Most countries tax individuals on the basis of ‘tax residence’. Tax residence is usually determined by the number of days (or nights) spent in a particular country, but may also be based on certain ties to that country, such as a family home or close family.

In most countries, if you are a tax resident, you will pay tax in that country on your worldwide income. This means that in order to benefit from Guernsey’s favourable tax regime, it is important to become Guernsey tax resident, but more importantly to lose your current tax residence. Consider carefully what steps are required to lose your current tax residence. This may mean limiting the number of days you spend there, or could involve more fundamental changes such as disposing of property or severing other ties. You need to be comfortable that the necessary changes are feasible without compromising the lifestyle you want.
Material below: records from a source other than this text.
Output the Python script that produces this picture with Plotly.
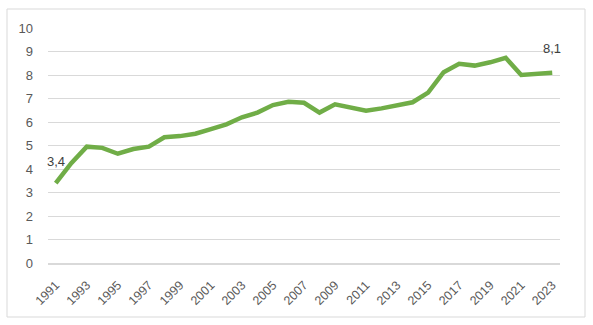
import plotly.graph_objects as go

years = [str(y) for y in range(1991, 2024)]
values = [3.4, 4.25, 4.95, 4.9, 4.65, 4.85, 4.95, 5.35, 5.4, 5.5, 5.7, 5.9,
          6.2, 6.4, 6.72, 6.86, 6.82, 6.4, 6.75, 6.6, 6.48, 6.58, 6.7, 6.84,
          7.25, 8.12, 8.48, 8.4, 8.54, 8.73, 8.0, 8.04, 8.1]
tick_labels = years[::2]

fig = go.Figure()
fig.add_trace(go.Scatter(
    x=years, y=values, mode="lines",
    line=dict(color="#70AD47", width=4.5),
    cliponaxis=False, hoverinfo="x+y",
))

def fmt(v):
    return f"{v:.1f}".replace(".", ",")

first, last = 0, len(years) - 1
annotations = [
    dict(x=first, y=values[first], text=fmt(values[first]), showarrow=False,
         yanchor="bottom", xanchor="center", yshift=12,
         font=dict(family="Liberation Sans", size=13, color="#404040")),
    dict(x=last, y=values[last], text=fmt(values[last]), showarrow=False,
         yanchor="bottom", xanchor="center", yshift=15,
         font=dict(family="Liberation Sans", size=13, color="#404040")),
]

fig.update_layout(
    width=593, height=325,
    margin=dict(l=48, r=33, t=28, b=62),
    paper_bgcolor="white", plot_bgcolor="white",
    showlegend=False,
    font=dict(family="Liberation Sans", size=13, color="#595959"),
    xaxis=dict(type="category", range=[-0.5, len(years) - 0.5],
               tickvals=tick_labels, ticktext=tick_labels, tickangle=-45,
               showgrid=False, showline=True, linecolor="#D9D9D9", linewidth=2,
               ticks="", tickfont=dict(size=12.5), ticklabelstandoff=8),
    yaxis=dict(range=[0, 10], dtick=1, showgrid=True, gridcolor="#D9D9D9",
               gridwidth=1, zeroline=False, ticks="", ticklabelstandoff=14),
    annotations=annotations,
    shapes=[dict(type="rect", xref="paper", yref="paper",
                 x0=(7 - 48) / 512, x1=(585 - 48) / 512,
                 y0=(263 - 317) / 235, y1=(263 - 9) / 235,
                 line=dict(color="#D9D9D9", width=1), layer="below")],
)

fig.write_html("out.html")
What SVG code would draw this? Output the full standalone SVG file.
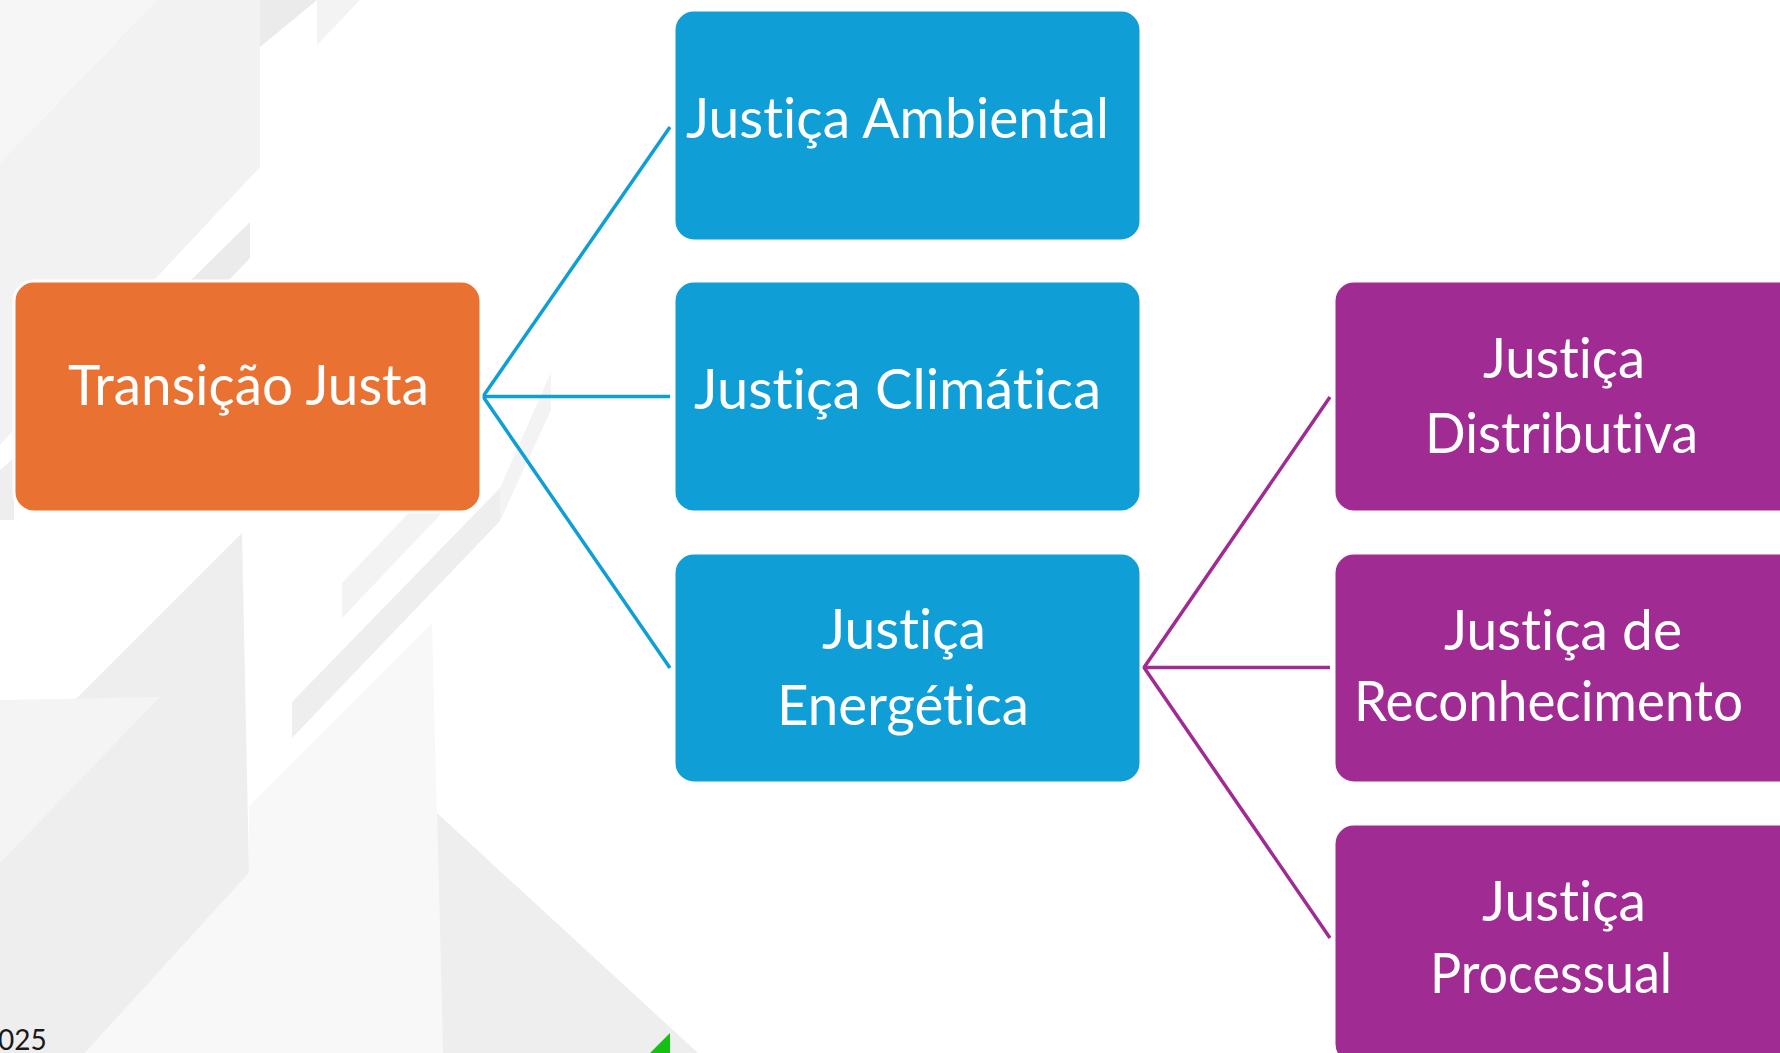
<svg xmlns="http://www.w3.org/2000/svg" width="1780" height="1053" viewBox="0 0 1780 1053">
  <style>
    .node-text { font-family: Lato, "Noto Sans", "Liberation Sans", sans-serif; font-size: 56px; fill: #ffffff; font-variant-ligatures: none; font-feature-settings: "liga" 0, "clig" 0; }
    .box { stroke: #ffffff; stroke-width: 3; }
    .orange { fill: #E97132; }
    .blue { fill: #0F9ED5; }
    .purple { fill: #A02B93; }
    .link-blue { stroke: #0F9ED5; stroke-width: 3.5; fill: none; }
    .link-purple { stroke: #A02B93; stroke-width: 3.5; fill: none; }
  </style>

  <!-- page background -->
  <rect x="0" y="0" width="1780" height="1053" fill="#ffffff"/>

  <!-- faint geometric backdrop, left side -->
  <g id="backdrop">
    <polygon points="0,0 157,0 0,163" fill="#F6F6F6"/>
    <polygon points="157,0 260,0 260,167 0,445 0,163" fill="#F2F2F2"/>
    <polygon points="260,0 317,0 260,47" fill="#EBEBEB"/>
    <polygon points="317,0 360,0 317,45" fill="#F3F3F3"/>
    <polygon points="250,222 250,258 228,281 190,281" fill="#EBEBEB"/>
    <polygon points="0,470 14,458 14,520 0,520" fill="#EEEEEE"/>
    <polygon points="242,533 249,873 85,1053 0,1053 0,775" fill="#EEEEEE"/>
    <polygon points="0,700 160,697 0,863" fill="#F4F4F4"/>
    <polygon points="432,623 443,1053 85,1053 249,873 249,806" fill="#F8F8F8"/>
    <polygon points="437,813 698,1053 443,1053" fill="#EEEEEE"/>
    <polygon points="292,702 292,738 500,521 500,488" fill="#EEEEEE"/>
    <polygon points="500,488 551,372 551,410 500,521" fill="#F3F3F3"/>
    <polygon points="342,583 342,618 480,473 480,438" fill="#F3F3F3"/>
    <polygon points="670,1033 670,1053 650,1053" fill="#14C014"/>
  </g>

  <!-- footer year, clipped by the page edge -->
  <text x="-2" y="1050" font-family="Lato, 'Noto Sans', sans-serif" font-size="28" fill="#1a1a1a">025</text>

  <!-- connectors -->
  <g id="connectors">
    <polyline class="link-blue" points="670,127 483,396.5 670,668"/>
    <line class="link-blue" x1="483" y1="396.5" x2="670" y2="396.5"/>
    <polyline class="link-purple" points="1330,397 1144,667.5 1330,938"/>
    <line class="link-purple" x1="1144" y1="667.5" x2="1330" y2="667.5"/>
  </g>

  <!-- nodes -->
  <g id="transicao-justa">
    <rect class="box orange" x="14" y="281" width="467" height="231" rx="20"/>
    <text class="node-text" x="68" y="405" textLength="361" lengthAdjust="spacingAndGlyphs">Transição Justa</text>
  </g>

  <g id="justica-ambiental">
    <rect class="box blue" x="674" y="10" width="467" height="231" rx="20"/>
    <text class="node-text" x="686" y="138" textLength="423" lengthAdjust="spacingAndGlyphs">Justiça Ambiental</text>
  </g>

  <g id="justica-climatica">
    <rect class="box blue" x="674" y="281" width="467" height="231" rx="20"/>
    <text class="node-text" x="694" y="409" textLength="407" lengthAdjust="spacingAndGlyphs">Justiça Climática</text>
  </g>

  <g id="justica-energetica">
    <rect class="box blue" x="674" y="553" width="467" height="230" rx="20"/>
    <text class="node-text" x="822" y="649" textLength="164" lengthAdjust="spacingAndGlyphs">Justiça</text>
    <text class="node-text" x="777" y="725" textLength="252" lengthAdjust="spacingAndGlyphs">Energética</text>
  </g>

  <g id="justica-distributiva">
    <rect class="box purple" x="1334" y="281" width="467" height="231" rx="20"/>
    <text class="node-text" x="1483" y="378" textLength="162" lengthAdjust="spacingAndGlyphs">Justiça</text>
    <text class="node-text" x="1425" y="453" textLength="273" lengthAdjust="spacingAndGlyphs">Distributiva</text>
  </g>

  <g id="justica-reconhecimento">
    <rect class="box purple" x="1334" y="553" width="467" height="230" rx="20"/>
    <text class="node-text" x="1444" y="650" textLength="238" lengthAdjust="spacingAndGlyphs">Justiça de</text>
    <text class="node-text" x="1354" y="721" textLength="389" lengthAdjust="spacingAndGlyphs">Reconhecimento</text>
  </g>

  <g id="justica-processual">
    <rect class="box purple" x="1334" y="824" width="467" height="240" rx="20"/>
    <text class="node-text" x="1482" y="921" textLength="164" lengthAdjust="spacingAndGlyphs">Justiça</text>
    <text class="node-text" x="1430" y="993" textLength="242" lengthAdjust="spacingAndGlyphs">Processual</text>
  </g>
</svg>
Seek advice to ensure you fully understand what you need to do to lose your current tax residence (and not accidentally regain it) and to become Guernsey tax resident.

  • Income versus capital

A key aspect of Guernsey’s tax regime is the absence of capital gains tax. This provides an opportunity to rebalance any investments you currently hold into assets which generate capital gains (i.e., capital growth assets) rather than income (e.g., dividends and interest). It is common for wealthy Guernsey residents to hold an investment portfolio of assets which primarily give rise to capital gains. Watch for accumulation funds which roll up income within the fund, as these may be taxed as income in Guernsey.